Data wrangling is a method of gathering, choosing and transforming data to answer an analytical question. Often referred to as “munging” or data cleaning, data wrangling makes up approximately 80 percent of a data scientist’s time, with the rest devoted to modeling or exploration.
Why Is Data Wrangling Necessary?
There is going to be a wide range in quality between different data sets. Some will be big data streams that contain unstructured data. Others will be structured (eg data fields are clear and consistent) but will include duplicate or irrelevant data. Other datasets may be in good condition, but so large as to require metrics which have been rolled up in a data warehouse or star or snowflake schema to allow analytic queries.
Steps to Data Wrangling
- Gather data from sources inside and outside the organization.
- Document sources and limitations.
- Clean the blanks, nulls, duplicates and other errors.
- Combine data into a single table.
- Create new data sets by calculating fields and categorizing.

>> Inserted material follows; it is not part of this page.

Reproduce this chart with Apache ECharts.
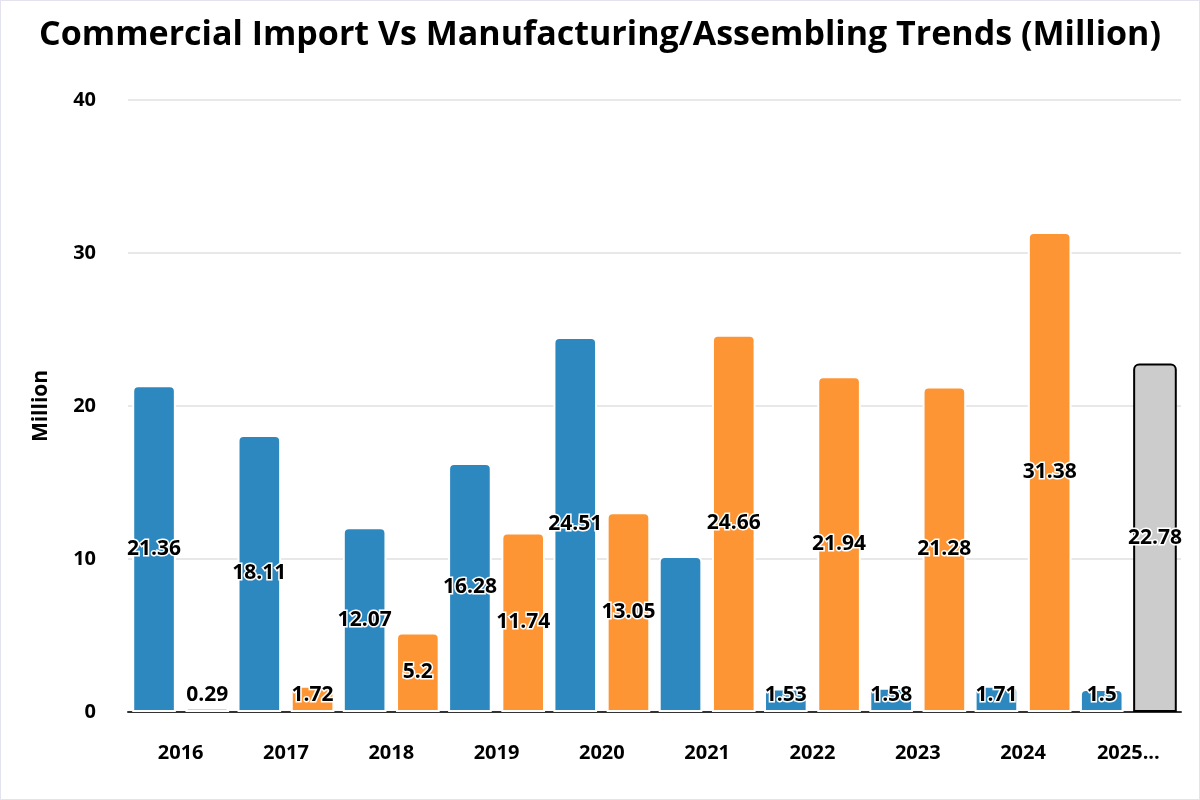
<!DOCTYPE html>
<html><head><meta charset="utf-8">
<script src="https://cdn.jsdelivr.net/npm/echarts@6/dist/echarts.min.js"></script>
<style>
html,body{margin:0;padding:0;background:#fff;}
#c{width:1198px;height:798px;border:1px solid #e3e3ef;}
</style></head><body>
<div id="c"></div>
<script>
const categories = ['2016','2017','2018','2019','2020','2021','2022','2023','2024','2025...'];
const commercialImport = [21.36, 18.11, 12.07, 16.28, 24.51, 10.2, 1.53, 1.58, 1.71, 1.5];
const manufacturing = [0.29, 1.72, 5.2, 11.74, 13.05, 24.66, 21.94, 21.28, 31.38, 22.78];
const yTicks = [0, 10, 20, 30, 40];
const hiddenLabelIndex = 5; // 2021 commercial import has no label in the reference
const highlightIndex = 9;   // 2025 manufacturing drawn in grey

const chart = echarts.init(document.getElementById('c'));
const labelStyle = {
  show: true, position: 'inside', color: '#000', fontWeight: 'bold',
  fontSize: 21, fontFamily: 'Open Sans', textBorderColor: '#fff', textBorderWidth: 3,
  formatter: p => String(p.value)
};
const smallLabel = { position: 'insideBottom', distance: 6 };
function item(v, extra) {
  const o = { value: v };
  if (v < 2) o.label = smallLabel;
  return Object.assign(o, extra || {});
}
chart.setOption({
  animation: false,
  title: {
    text: 'Commercial Import Vs Manufacturing/Assembling Trends (Million)',
    left: 'center', top: 12,
    textStyle: { fontSize: 34, fontWeight: 'bold', color: '#000', fontFamily: 'Open Sans' }
  },
  grid: { left: 127, right: 18, top: 99, bottom: 87, containLabel: false },
  xAxis: {
    type: 'category', data: categories,
    axisLine: { lineStyle: { color: '#333', width: 2 } },
    axisTick: { show: false },
    axisLabel: { color: '#000', fontWeight: 'bold', fontSize: 20, fontFamily: 'Open Sans', margin: 31 }
  },
  yAxis: {
    type: 'value', min: yTicks[0], max: yTicks[yTicks.length - 1], interval: 10,
    name: 'Million', nameLocation: 'middle', nameGap: 76,
    nameTextStyle: { color: '#000', fontWeight: 'bold', fontSize: 21, fontFamily: 'Open Sans' },
    axisLine: { show: false }, axisTick: { show: false },
    axisLabel: { color: '#000', fontWeight: 'bold', fontSize: 20, fontFamily: 'Open Sans', margin: 32 },
    splitLine: { lineStyle: { color: '#e0e0e0', width: 1.5 } }
  },
  series: [
    {
      name: 'Commercial Import', type: 'bar', barGap: '22%', barCategoryGap: '8%',
      itemStyle: { color: '#2e88c0', borderRadius: [5, 5, 0, 0], borderColor: '#fff', borderWidth: 2 },
      data: commercialImport.map((v, i) => i === hiddenLabelIndex ? { value: v, label: { show: false } } : item(v)),
      label: labelStyle
    },
    {
      name: 'Manufacturing/Assembling', type: 'bar',
      itemStyle: { color: '#fe9535', borderRadius: [5, 5, 0, 0], borderColor: '#fff', borderWidth: 2 },
      data: manufacturing.map((v, i) => i === highlightIndex
        ? item(v, { itemStyle: { color: '#cccccc', borderColor: '#000', borderWidth: 2 } }) : item(v)),
      label: labelStyle
    }
  ]
});
</script></body></html>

- Eliminate outliers and illogical results by visually plotting the data.
The Challenges of Data Wrangling
Data wrangling is something of the unspoken grunt work of data science. It takes time to clean data to the point that it can be used for analytics. These are some of the challenges you will face when data wrangling:
- Obtaining access to data: A data scientist should have permission to access data. If they don’t, they must provide instructions for scrubbed data and hope the request is granted.
- Clarifying the use case: Data is dependent upon the question you’re looking to answer, so the use case must be clarified to choose the right data sets.
- Understanding the data: You need to understand what fields are required or are unnecessary or incomplete. You should use some basic queries to determine if the data makes sense, or if bad or missing data will skew your queries.
- Identifying data relationships to determine how entities are related to one another via keys.
- Avoiding selection bias: Selection bias is a problem that occurs in data science. Selection bias remediation can be difficult, but it’s important to be sure that the sample data is representative of the implementation sample.